De ce point de vue, on est dans un moment très liminaire et je serais bien incapable de vous indiquer des métropoles où l’on trouve des « modèles culturels des transitions » donnant lieu à une organisation spécifique de la gouvernance culturelle territoriale. Nous sommes là dans des projections qui relèvent de la prospective. Tant mieux, il en faut. Mais je ne crois pas qu’on puisse illustrer aujourd’hui des modes de gouvernance territoriale qui seraient issus ou à l’origine d’une nouvelle conception du fait culturel à l’échelle métropolitaine autour des problématiques de transitions. C’est donc un horizon stimulant.

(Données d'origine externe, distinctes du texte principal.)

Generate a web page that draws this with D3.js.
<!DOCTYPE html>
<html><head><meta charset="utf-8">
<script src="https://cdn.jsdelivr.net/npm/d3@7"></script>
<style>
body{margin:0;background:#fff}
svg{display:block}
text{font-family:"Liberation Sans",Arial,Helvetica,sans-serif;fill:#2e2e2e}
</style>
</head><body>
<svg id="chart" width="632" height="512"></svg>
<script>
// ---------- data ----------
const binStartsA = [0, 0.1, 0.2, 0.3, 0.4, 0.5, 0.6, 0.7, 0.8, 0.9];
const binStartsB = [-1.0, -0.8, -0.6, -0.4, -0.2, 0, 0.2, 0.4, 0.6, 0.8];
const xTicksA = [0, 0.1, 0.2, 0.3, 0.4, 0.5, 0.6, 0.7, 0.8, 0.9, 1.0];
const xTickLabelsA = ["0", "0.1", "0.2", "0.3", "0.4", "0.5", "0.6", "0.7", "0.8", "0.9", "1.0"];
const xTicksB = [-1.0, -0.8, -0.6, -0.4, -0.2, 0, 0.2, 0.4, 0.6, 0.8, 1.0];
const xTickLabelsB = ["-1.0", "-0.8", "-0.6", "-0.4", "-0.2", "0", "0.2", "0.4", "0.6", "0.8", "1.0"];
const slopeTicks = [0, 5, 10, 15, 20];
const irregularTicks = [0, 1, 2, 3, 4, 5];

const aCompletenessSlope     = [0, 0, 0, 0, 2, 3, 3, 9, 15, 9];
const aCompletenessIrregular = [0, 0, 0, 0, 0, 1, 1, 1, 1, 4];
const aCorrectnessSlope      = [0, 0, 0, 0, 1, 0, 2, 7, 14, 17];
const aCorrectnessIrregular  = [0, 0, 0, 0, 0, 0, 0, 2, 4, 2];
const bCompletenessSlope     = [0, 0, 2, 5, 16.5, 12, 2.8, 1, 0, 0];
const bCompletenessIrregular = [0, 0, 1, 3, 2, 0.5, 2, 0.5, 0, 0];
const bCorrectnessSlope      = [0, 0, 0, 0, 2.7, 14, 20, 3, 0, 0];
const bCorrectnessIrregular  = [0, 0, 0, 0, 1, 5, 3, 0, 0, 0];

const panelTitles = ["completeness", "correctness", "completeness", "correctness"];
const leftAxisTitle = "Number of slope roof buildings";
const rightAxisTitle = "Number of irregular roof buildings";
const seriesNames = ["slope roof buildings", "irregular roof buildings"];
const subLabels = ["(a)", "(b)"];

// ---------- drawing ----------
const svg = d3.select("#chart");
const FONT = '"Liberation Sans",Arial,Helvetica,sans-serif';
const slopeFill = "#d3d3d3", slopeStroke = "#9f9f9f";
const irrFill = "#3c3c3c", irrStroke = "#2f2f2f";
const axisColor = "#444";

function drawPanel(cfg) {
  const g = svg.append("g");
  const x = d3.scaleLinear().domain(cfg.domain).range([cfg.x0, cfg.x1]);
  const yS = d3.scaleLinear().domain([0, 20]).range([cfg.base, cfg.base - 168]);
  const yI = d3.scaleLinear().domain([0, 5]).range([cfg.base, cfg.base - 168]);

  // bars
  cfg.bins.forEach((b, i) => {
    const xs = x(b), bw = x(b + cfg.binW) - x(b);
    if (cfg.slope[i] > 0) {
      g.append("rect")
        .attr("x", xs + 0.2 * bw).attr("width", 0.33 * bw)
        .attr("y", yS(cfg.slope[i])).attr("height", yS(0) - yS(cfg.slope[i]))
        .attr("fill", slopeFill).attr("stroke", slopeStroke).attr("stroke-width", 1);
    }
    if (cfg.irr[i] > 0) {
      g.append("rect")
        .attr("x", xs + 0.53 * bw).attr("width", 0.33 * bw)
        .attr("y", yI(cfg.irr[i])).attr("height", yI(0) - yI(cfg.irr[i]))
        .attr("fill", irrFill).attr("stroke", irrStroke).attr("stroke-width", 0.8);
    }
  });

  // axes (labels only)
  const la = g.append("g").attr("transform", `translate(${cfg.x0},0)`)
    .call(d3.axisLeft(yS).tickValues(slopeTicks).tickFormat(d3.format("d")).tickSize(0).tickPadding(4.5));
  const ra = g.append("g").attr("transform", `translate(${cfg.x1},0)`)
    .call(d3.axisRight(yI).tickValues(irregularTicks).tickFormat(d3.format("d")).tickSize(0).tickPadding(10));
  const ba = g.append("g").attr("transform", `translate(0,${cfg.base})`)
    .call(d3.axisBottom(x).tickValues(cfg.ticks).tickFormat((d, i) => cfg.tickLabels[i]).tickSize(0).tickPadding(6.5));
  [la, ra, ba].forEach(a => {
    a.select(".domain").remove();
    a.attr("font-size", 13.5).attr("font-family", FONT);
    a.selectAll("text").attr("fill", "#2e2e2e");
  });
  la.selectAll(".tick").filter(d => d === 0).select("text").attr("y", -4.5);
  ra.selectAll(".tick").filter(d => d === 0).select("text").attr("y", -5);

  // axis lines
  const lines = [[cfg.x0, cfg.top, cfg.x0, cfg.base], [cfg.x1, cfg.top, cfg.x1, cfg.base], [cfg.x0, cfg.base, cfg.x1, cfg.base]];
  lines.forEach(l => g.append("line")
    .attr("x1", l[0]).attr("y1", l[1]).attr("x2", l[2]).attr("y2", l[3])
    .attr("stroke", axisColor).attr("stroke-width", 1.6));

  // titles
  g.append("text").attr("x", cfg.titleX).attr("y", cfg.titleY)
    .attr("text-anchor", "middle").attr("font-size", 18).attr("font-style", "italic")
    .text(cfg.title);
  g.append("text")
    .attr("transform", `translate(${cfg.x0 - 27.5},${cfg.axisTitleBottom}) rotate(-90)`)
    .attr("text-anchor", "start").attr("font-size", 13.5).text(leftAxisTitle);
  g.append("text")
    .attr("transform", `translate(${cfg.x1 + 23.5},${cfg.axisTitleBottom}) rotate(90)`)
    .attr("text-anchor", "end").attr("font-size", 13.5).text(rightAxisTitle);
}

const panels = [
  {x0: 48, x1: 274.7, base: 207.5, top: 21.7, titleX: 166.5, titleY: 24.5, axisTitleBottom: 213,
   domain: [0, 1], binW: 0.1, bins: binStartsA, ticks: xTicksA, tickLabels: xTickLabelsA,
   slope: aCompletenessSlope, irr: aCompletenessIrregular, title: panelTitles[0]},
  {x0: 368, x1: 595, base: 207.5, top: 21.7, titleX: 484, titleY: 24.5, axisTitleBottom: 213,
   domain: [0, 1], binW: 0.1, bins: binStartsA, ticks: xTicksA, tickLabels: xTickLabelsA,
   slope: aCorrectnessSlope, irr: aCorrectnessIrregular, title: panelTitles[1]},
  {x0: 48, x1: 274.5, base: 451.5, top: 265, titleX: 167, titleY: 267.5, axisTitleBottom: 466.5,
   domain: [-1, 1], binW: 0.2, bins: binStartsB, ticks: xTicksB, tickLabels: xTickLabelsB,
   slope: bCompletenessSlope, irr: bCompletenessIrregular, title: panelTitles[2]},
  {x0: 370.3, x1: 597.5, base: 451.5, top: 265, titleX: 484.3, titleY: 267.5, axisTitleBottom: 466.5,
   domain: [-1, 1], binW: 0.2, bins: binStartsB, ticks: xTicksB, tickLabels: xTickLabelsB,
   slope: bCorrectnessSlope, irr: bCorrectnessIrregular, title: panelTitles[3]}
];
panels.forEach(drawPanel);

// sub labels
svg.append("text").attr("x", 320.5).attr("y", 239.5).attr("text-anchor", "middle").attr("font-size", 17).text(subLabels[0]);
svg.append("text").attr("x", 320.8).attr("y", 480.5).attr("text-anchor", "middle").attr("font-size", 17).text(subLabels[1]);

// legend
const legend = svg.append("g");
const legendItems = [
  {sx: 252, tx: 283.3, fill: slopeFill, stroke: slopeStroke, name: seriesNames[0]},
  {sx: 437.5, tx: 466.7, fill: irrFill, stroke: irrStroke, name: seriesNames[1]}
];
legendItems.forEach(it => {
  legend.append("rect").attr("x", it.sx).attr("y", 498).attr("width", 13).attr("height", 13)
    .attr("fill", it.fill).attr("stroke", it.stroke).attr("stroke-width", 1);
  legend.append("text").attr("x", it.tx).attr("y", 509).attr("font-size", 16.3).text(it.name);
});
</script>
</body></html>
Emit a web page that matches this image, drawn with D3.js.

Ensuite, la circulation des références, des expériences, des discours, a toujours un effet d’entraînement. On le voit dans la manière dont les modèles de développement métropolitain par la culture se sont propagés par effet de mimétisme à l’échelle nationale ou internationale : on cite souvent les cas de Bilbao ou de Nantes. Il n’y a pas de raison que ces effets de mimétisme ne se reproduisent pas pour d’autres modèles culturels qui viseraient d’autres types d’objectifs politiques et territoriaux : par exemple autour des questions de transitions écologique, numérique ou démocratique. Mais encore faut-il au préalable que ces expériences émergent pour ensuite produire de la normativité.